Exercise brief
Retype only what runs from the beginning of the data through the line with "(0,0) rectangle (594bp,397bp);"; please omit the pictures and keep every line exact.

(Records with drawing code)
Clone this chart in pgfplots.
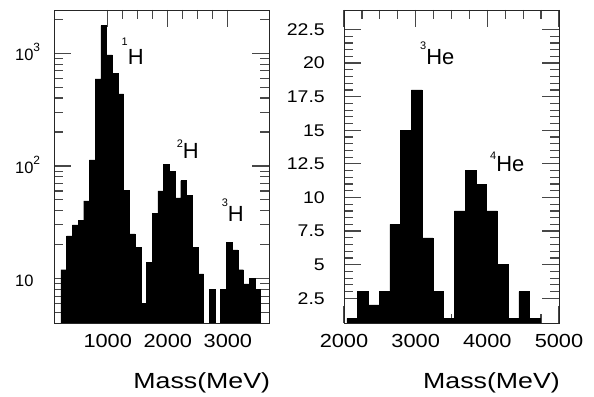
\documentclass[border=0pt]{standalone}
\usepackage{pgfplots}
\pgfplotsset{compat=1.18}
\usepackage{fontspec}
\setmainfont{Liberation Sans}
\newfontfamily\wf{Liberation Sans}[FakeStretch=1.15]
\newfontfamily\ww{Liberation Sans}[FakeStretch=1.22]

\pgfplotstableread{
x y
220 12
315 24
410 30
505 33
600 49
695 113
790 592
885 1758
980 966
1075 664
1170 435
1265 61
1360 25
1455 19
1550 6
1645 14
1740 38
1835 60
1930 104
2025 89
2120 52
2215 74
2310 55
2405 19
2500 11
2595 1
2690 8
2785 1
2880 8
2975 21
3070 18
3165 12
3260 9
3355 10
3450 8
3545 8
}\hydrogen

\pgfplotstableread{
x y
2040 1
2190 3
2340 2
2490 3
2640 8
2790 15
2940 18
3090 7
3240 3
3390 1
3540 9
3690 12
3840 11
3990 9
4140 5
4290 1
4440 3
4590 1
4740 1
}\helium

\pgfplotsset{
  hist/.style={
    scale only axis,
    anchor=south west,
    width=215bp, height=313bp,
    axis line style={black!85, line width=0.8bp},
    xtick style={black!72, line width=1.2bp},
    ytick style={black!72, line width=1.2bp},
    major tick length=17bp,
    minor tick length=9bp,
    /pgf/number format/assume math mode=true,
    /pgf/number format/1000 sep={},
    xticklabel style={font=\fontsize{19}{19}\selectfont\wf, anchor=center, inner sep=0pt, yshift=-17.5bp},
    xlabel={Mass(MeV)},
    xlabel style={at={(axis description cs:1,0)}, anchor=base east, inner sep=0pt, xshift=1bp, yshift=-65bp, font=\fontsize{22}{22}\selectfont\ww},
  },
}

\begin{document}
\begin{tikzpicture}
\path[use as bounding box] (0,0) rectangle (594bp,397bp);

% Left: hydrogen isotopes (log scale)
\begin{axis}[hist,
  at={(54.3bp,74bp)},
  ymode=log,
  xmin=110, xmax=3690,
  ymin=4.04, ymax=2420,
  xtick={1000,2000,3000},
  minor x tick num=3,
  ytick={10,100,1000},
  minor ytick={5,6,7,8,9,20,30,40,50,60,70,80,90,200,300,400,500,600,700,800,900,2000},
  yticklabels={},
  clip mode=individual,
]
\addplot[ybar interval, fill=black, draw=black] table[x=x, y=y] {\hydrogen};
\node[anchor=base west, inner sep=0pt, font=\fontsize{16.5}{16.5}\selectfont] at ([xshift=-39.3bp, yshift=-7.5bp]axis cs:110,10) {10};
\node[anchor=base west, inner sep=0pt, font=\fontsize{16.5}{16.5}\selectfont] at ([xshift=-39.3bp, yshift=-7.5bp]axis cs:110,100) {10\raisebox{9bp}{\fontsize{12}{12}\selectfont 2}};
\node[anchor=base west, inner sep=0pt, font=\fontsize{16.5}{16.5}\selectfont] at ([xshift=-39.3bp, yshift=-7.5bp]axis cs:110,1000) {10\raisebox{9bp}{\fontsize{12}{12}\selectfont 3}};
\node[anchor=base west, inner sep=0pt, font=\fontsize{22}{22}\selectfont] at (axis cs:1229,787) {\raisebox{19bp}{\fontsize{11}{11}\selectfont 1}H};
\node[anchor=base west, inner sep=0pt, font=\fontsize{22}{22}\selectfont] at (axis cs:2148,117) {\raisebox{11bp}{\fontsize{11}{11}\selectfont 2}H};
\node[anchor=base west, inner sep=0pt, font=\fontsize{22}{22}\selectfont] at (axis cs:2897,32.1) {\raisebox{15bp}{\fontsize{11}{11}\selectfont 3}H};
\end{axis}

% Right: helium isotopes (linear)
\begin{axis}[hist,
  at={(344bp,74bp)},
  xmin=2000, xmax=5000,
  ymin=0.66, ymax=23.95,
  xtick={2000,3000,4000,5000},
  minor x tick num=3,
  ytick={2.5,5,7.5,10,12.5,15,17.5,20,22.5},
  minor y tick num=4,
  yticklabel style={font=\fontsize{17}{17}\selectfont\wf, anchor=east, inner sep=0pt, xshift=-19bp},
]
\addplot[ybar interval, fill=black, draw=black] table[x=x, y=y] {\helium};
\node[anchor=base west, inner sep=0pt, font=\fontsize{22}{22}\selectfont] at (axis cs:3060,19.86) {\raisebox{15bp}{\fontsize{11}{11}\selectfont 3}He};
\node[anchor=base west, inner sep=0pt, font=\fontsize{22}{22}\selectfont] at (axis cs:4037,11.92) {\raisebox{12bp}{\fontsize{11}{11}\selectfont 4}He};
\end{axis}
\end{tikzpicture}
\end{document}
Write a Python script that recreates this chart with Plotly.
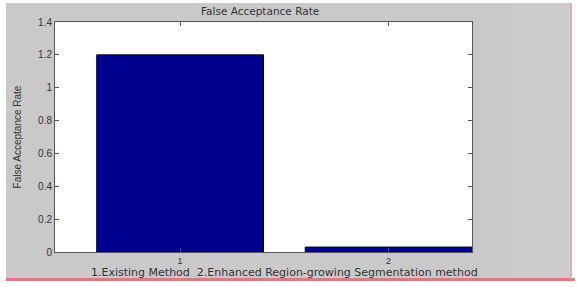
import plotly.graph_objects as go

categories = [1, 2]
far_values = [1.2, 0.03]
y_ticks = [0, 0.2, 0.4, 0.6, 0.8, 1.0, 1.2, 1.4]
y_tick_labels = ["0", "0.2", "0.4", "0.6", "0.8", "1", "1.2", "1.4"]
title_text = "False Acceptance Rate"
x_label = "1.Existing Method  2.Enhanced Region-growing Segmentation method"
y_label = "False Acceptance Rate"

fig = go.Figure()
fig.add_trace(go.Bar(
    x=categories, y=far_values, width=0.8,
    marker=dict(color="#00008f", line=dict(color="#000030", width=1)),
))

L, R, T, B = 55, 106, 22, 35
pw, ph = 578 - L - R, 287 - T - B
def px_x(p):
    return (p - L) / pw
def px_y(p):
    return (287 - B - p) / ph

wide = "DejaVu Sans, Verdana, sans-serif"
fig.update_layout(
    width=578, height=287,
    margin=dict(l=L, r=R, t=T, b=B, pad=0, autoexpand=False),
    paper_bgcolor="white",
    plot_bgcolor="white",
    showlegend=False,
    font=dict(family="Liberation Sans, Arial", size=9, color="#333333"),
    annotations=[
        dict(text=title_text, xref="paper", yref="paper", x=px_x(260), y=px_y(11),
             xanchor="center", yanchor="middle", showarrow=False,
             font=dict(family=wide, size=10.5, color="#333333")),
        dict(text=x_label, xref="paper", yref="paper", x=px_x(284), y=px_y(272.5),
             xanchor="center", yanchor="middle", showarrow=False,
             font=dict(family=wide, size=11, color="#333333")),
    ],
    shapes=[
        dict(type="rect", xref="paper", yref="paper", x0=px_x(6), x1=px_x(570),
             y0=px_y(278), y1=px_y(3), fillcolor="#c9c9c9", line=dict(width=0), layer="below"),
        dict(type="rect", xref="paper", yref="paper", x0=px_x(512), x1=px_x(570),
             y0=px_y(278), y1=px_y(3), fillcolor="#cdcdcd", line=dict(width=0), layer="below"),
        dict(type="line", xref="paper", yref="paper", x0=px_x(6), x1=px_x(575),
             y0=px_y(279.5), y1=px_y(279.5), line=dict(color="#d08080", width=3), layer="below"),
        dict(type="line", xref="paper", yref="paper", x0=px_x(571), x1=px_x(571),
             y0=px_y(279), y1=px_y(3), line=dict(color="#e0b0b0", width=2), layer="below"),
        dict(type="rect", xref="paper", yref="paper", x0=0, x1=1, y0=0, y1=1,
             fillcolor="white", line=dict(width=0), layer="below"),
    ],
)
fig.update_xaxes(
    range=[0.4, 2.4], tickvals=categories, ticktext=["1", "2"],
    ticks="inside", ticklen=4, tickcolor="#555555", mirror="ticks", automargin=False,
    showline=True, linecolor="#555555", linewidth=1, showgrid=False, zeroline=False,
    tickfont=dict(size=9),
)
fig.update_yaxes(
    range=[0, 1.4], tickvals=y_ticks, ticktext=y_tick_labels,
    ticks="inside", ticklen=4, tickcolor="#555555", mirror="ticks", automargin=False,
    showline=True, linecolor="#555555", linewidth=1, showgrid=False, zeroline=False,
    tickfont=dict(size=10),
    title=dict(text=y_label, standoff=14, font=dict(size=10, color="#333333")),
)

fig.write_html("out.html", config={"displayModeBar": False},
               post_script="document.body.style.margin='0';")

Output
Clone this chart in pgfplots.
\documentclass[border=0pt]{standalone}
\usepackage{pgfplots}
\pgfplotsset{compat=1.18}
\usepackage{fontspec}
\setmainfont{Liberation Sans}
\newfontfamily\wf{Liberation Sans}[FakeStretch=1.15]
\newfontfamily\ww{Liberation Sans}[FakeStretch=1.22]

\pgfplotstableread{
x y
220 12
315 24
410 30
505 33
600 49
695 113
790 592
885 1758
980 966
1075 664
1170 435
1265 61
1360 25
1455 19
1550 6
1645 14
1740 38
1835 60
1930 104
2025 89
2120 52
2215 74
2310 55
2405 19
2500 11
2595 1
2690 8
2785 1
2880 8
2975 21
3070 18
3165 12
3260 9
3355 10
3450 8
3545 8
}\hydrogen

\pgfplotstableread{
x y
2040 1
2190 3
2340 2
2490 3
2640 8
2790 15
2940 18
3090 7
3240 3
3390 1
3540 9
3690 12
3840 11
3990 9
4140 5
4290 1
4440 3
4590 1
4740 1
}\helium

\pgfplotsset{
  hist/.style={
    scale only axis,
    anchor=south west,
    width=215bp, height=313bp,
    axis line style={black!85, line width=0.8bp},
    xtick style={black!72, line width=1.2bp},
    ytick style={black!72, line width=1.2bp},
    major tick length=17bp,
    minor tick length=9bp,
    /pgf/number format/assume math mode=true,
    /pgf/number format/1000 sep={},
    xticklabel style={font=\fontsize{19}{19}\selectfont\wf, anchor=center, inner sep=0pt, yshift=-17.5bp},
    xlabel={Mass(MeV)},
    xlabel style={at={(axis description cs:1,0)}, anchor=base east, inner sep=0pt, xshift=1bp, yshift=-65bp, font=\fontsize{22}{22}\selectfont\ww},
  },
}

\begin{document}
\begin{tikzpicture}
\path[use as bounding box] (0,0) rectangle (594bp,397bp);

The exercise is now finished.